I have a $d$-dimensional state $\rho$. Is there any way to find the (possibly not unique) trace distance to the nearest pure state: $$ \min_{|\psi\rangle} \,\,\lVert \rho - |\psi\rangle\langle \psi| \rVert_1 $$
where $\lVert A\rVert_1 = \mathrm{tr}\,\sqrt{A^\dagger A}$. I am not concerned with actually identifying $|\psi\rangle$. An answer that finds the maximum fidelity with a pure state is equally good for my purposes.

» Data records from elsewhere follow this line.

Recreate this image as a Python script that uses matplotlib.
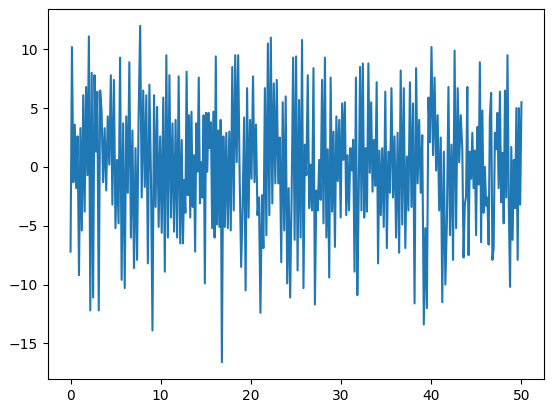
import numpy as np
import matplotlib
matplotlib.use("Agg")
import matplotlib.pyplot as plt

# segment boundaries along x (data range 0..50)
seg_bounds = [0, 3.44, 7.89, 12.33, 16.78, 21.22, 25.67, 30.11, 34.56, 39.0, 43.44, 47.89, 50.0]

seg1 = [-7.2, 10.2, -1.3, 3.6, -1.8, 2.6, -9.2, 3.3, -5.4, 6.1, -3.8, 6.8, -0.7, 11.1, -12.2, 8.0,
        -11.1, 7.8, 1.3, 6.4, -12.2, 6.5]
seg2 = [4.8, -1.3, 3.3, -2.0, 4.3, 0.2, 7.8, -3.2, 7.4, -5.2, 0.6, -4.8, 9.3, -9.6, 3.7, -10.3,
        4.3, -2.2, 8.9, -6.0, 3.1, -8.6, 1.6, -7.9, 4.2, 12.0]
seg3 = [-2.6, 6.5, -1.7, 6.1, -8.2, 7.0, -0.7, -13.9, 6.1, -3.4, 5.1, -5.1, 2.6, -5.6, 5.9, -8.9,
        9.5, -6.0, 7.8, -4.3, 3.7, -5.5, 4.0, -6.0, 7.7, -6.5]
seg4 = [2.3, -6.5, -1.1, -3.9, 8.1, -2.4, 4.4, -4.3, 4.7, -3.4, 1.0, -7.2, 3.7, -0.4, 7.6, -3.1,
        0.4, -2.6, 4.4, -9.9, 4.6, -0.4, 4.6, 1.6, 3.8, -5.2, 4.7, -6.0, 9.4, -4.9, 3.1, -5.1, 4.0]
seg5 = [-16.6, 2.6, -5.1, 2.9, -5.2, 3.0, -5.4, 8.5, -3.7, 9.5, 0.4, 9.5, -0.9, -8.5, -3.4, 4.2,
        -10.5, 6.7, -4.3, 4.0, -1.0, 7.7, -1.3, 3.6, -4.1, -2.6, -12.4]
seg6 = [-2.4, -6.9, 6.7, -5.8, 10.5, -4.1, 11.0, -3.1, 7.1, -1.4, 7.4, -1.4, 2.5, -8.1, 5.5, -5.4,
        6.0, -9.9, -1.8, -11.1, -2.4, 9.3, -6.2, 9.4, -8.8, 5.7, -6.0]
seg7 = [10.8, -10.3, 1.9, -0.7, 7.8, -3.5, 0.2, -3.7, 8.4, -11.7, -2.0, -3.7, 0.6, -2.8, 7.4, -4.8,
        9.3, -6.0, 1.5, -9.4, 7.6, -3.8, 3.0, -6.8, 4.3, -1.2, 4.0, -4.3]
seg8 = [5.4, 0.6, 5.5, -4.1, 1.0, -3.7, 1.6, -0.3, 2.3, -8.9, 7.6, -10.9, -2.6, 8.5, -3.7, 8.8,
        -4.3, 1.6, -3.8, 8.8, -0.5, 5.5, -2.1, 2.3, -1.6, 7.2, -8.2, 1.4, -4.1]
seg9 = [1.6, -5.1, 6.4, -6.9, 1.3, -2.2, 6.7, -2.6, 2.6, -6.0, 2.9, -7.3, 8.2, -4.9, 6.7, -6.9,
        0.9, -3.7, 7.2, -3.4, 5.4, -11.6, 8.4, -1.4, 4.0, -2.2]
seg10 = [2.7, -13.4, -5.2, -12.0, 5.9, 2.1, 10.2, 1.0, 7.6, -0.3, 4.4, -3.7, 2.5, -11.5, 1.3, -10.0,
         -4.7, 6.8, -5.8, 1.9, -7.9, 9.9, -5.2, 6.7, 0.4, 4.4]
seg11 = [1.6, -7.7, -3.2, -2.5, 6.8, -7.5, 1.3, -1.0, 2.9, -1.8, 1.4, -5.8, 3.4, -1.5, 8.9, -6.4,
         4.8, -3.9, 0.0, -3.3, -2.6, -6.6, 4.2, 6.3, -7.9, -6.9, 2.9, 1.5, 4.6, -1.8, 6.4, -3.0]
seg12 = [1.2, -4.8, 6.5, -2.6, 9.5, -3.2, -10.2, 1.7, -6.2, 0.6, -3.5, 5.0, -7.9, 5.0, -3.2, 5.5]

segments = [seg1, seg2, seg3, seg4, seg5, seg6, seg7, seg8, seg9, seg10, seg11, seg12]

xs, ys = [], []
for i, seg in enumerate(segments):
    last = (i == len(segments) - 1)
    xs.append(np.linspace(seg_bounds[i], seg_bounds[i + 1], len(seg), endpoint=last))
    ys.append(np.array(seg))
x = np.concatenate(xs)
y = np.concatenate(ys)

fig = plt.figure(figsize=(5.54, 4.13), dpi=100)
ax = fig.add_axes([48 / 554, 34 / 413, 496 / 554, 370 / 413])
ax.plot(x, y, color="#1f77b4", linewidth=1.5)
ax.set_xticks([0, 10, 20, 30, 40, 50])
ax.set_yticks([-15, -10, -5, 0, 5, 10])
fig.savefig("out.png", dpi=100)
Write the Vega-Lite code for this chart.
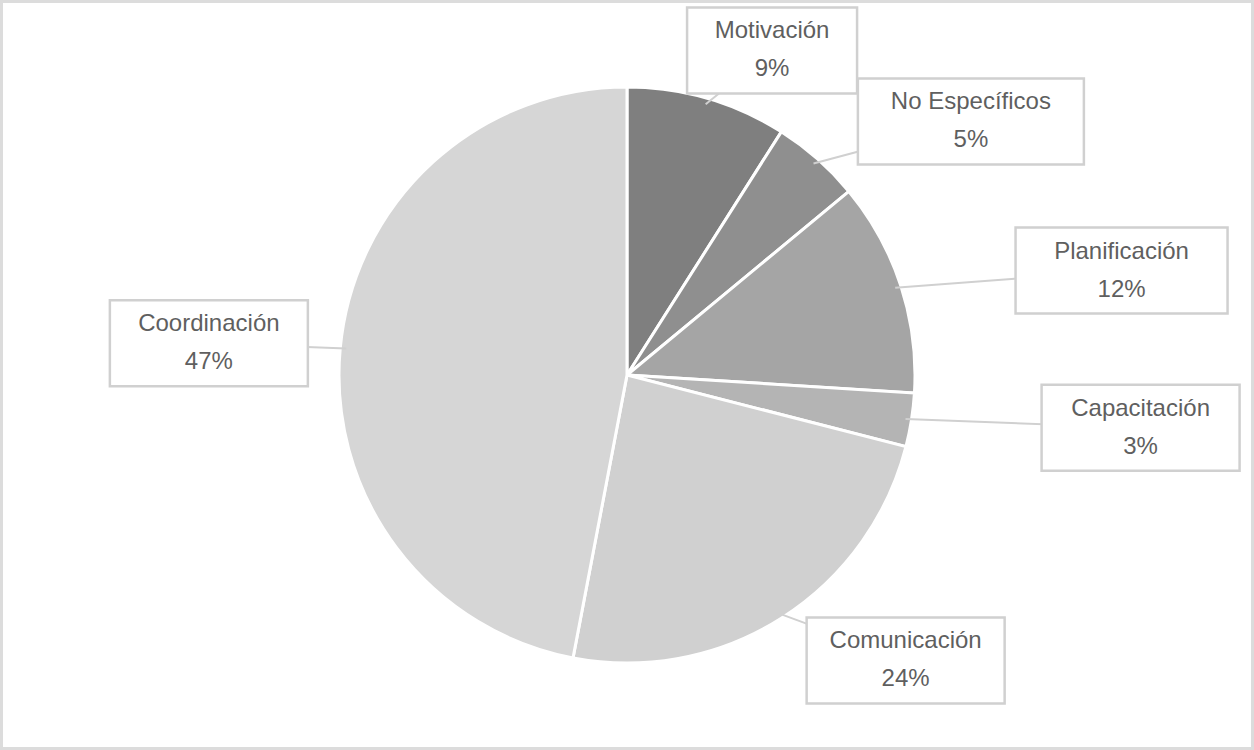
{
  "$schema": "https://vega.github.io/schema/vega-lite/v6.json",
  "width": 1254,
  "height": 750,
  "autosize": {"type": "fit", "contains": "padding"},
  "padding": 0,
  "background": "white",
  "config": {"view": {"stroke": "#dcdcdc", "strokeWidth": 6}},
  "data": {
    "values": [
      {"category": "Motivación", "value": 9},
      {"category": "No Específicos", "value": 5},
      {"category": "Planificación", "value": 12},
      {"category": "Capacitación", "value": 3},
      {"category": "Comunicación", "value": 24},
      {"category": "Coordinación", "value": 47}
    ]
  },
  "transform": [
    {"window": [{"op": "row_number", "as": "idx"}]},
    {"joinaggregate": [{"op": "sum", "field": "value", "as": "total"}]},
    {"window": [{"op": "sum", "field": "value", "as": "cum"}], "sort": [{"field": "idx"}], "frame": [null, 0]},
    {"calculate": "2*PI*(datum.cum-datum.value/2)/datum.total", "as": "mid"},
    {"calculate": "sin(datum.mid)*(sin(datum.mid)<0?420:520)", "as": "lx"},
    {"calculate": "cos(datum.mid)*338", "as": "ly"},
    {"calculate": "sin(datum.mid)*282", "as": "px"},
    {"calculate": "cos(datum.mid)*282", "as": "py"},
    {"calculate": "length(datum.category)*7+15", "as": "hw"},
    {"calculate": "datum.lx-datum.hw", "as": "bx1"},
    {"calculate": "datum.lx+datum.hw", "as": "bx2"},
    {"calculate": "datum.ly-43", "as": "by1"},
    {"calculate": "datum.ly+43", "as": "by2"},
    {"calculate": "datum.category+'\\n'+datum.value+'%'", "as": "label"}
  ],
  "layer": [
    {
      "mark": {"type": "arc", "outerRadius": 288, "stroke": "white", "strokeWidth": 3},
      "encoding": {
        "theta": {"field": "value", "type": "quantitative", "stack": true},
        "order": {"field": "idx", "type": "quantitative"},
        "color": {
          "field": "category",
          "type": "nominal",
          "scale": {
            "domain": ["Motivación", "No Específicos", "Planificación", "Capacitación", "Comunicación", "Coordinación"],
            "range": ["#7f7f7f", "#8f8f8f", "#a5a5a5", "#b4b4b4", "#d0d0d0", "#d6d6d6"]
          },
          "legend": null
        }
      }
    },
    {
      "mark": {"type": "rule", "color": "#d0d0d0", "strokeWidth": 2},
      "encoding": {
        "x": {"field": "px", "type": "quantitative", "scale": {"domain": [-627, 627], "nice": false, "zero": false}, "axis": null},
        "y": {"field": "py", "type": "quantitative", "scale": {"domain": [-375, 375], "nice": false, "zero": false}, "axis": null},
        "x2": {"field": "lx"},
        "y2": {"field": "ly"}
      }
    },
    {
      "mark": {"type": "rect", "fill": "white", "stroke": "#d0d0d0", "strokeWidth": 2.5},
      "encoding": {
        "x": {"field": "bx1", "type": "quantitative"},
        "x2": {"field": "bx2"},
        "y": {"field": "by1", "type": "quantitative"},
        "y2": {"field": "by2"}
      }
    },
    {
      "mark": {"type": "text", "lineBreak": "\n", "fontSize": 24, "letterSpacing": 1.2, "lineHeight": 38, "dy": -19, "color": "#5f5f5f", "font": "Liberation Sans", "align": "center", "baseline": "middle"},
      "encoding": {
        "x": {"field": "lx", "type": "quantitative"},
        "y": {"field": "ly", "type": "quantitative"},
        "text": {"field": "label", "type": "nominal"}
      }
    }
  ]
}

For instance, with $d=2$ we can use the Bloch sphere picture to solve this problem: if we represent $\rho$ and $|\psi\rangle \langle \psi|$ as \begin{align} \rho &= \frac{I + \vec{r}\cdot \vec{\sigma}}{2}\\ |\psi\rangle \langle \psi| &= \frac{I + \vec{s}\cdot \vec{\sigma}}{2} \quad, \quad \lVert \vec{s}\rVert=1 \end{align}
where $\vec{\sigma} = (\sigma_1, \sigma_2, \sigma_3)$ is the vector of Pauli operators, then the closest point $\vec{s}$ on the surface of the sphere (pure state) to a point internal to the sphere (mixed state) will lie along the ray formed by $(0,0,0)$ and $\vec{r}$, so the desired pure state is just $$ \vec{s}= \frac{1}{\lVert \vec{r} \rVert} \vec{r} $$
and the corresponding distance is $d(\rho, |\psi\rangle\langle\psi|) = 1 - \lVert \vec{r} \rVert$. However I don't really know how to extend this kind of approach for $d>2$ because I can't really wrap my head around the geometry of higher dimensional state spaces.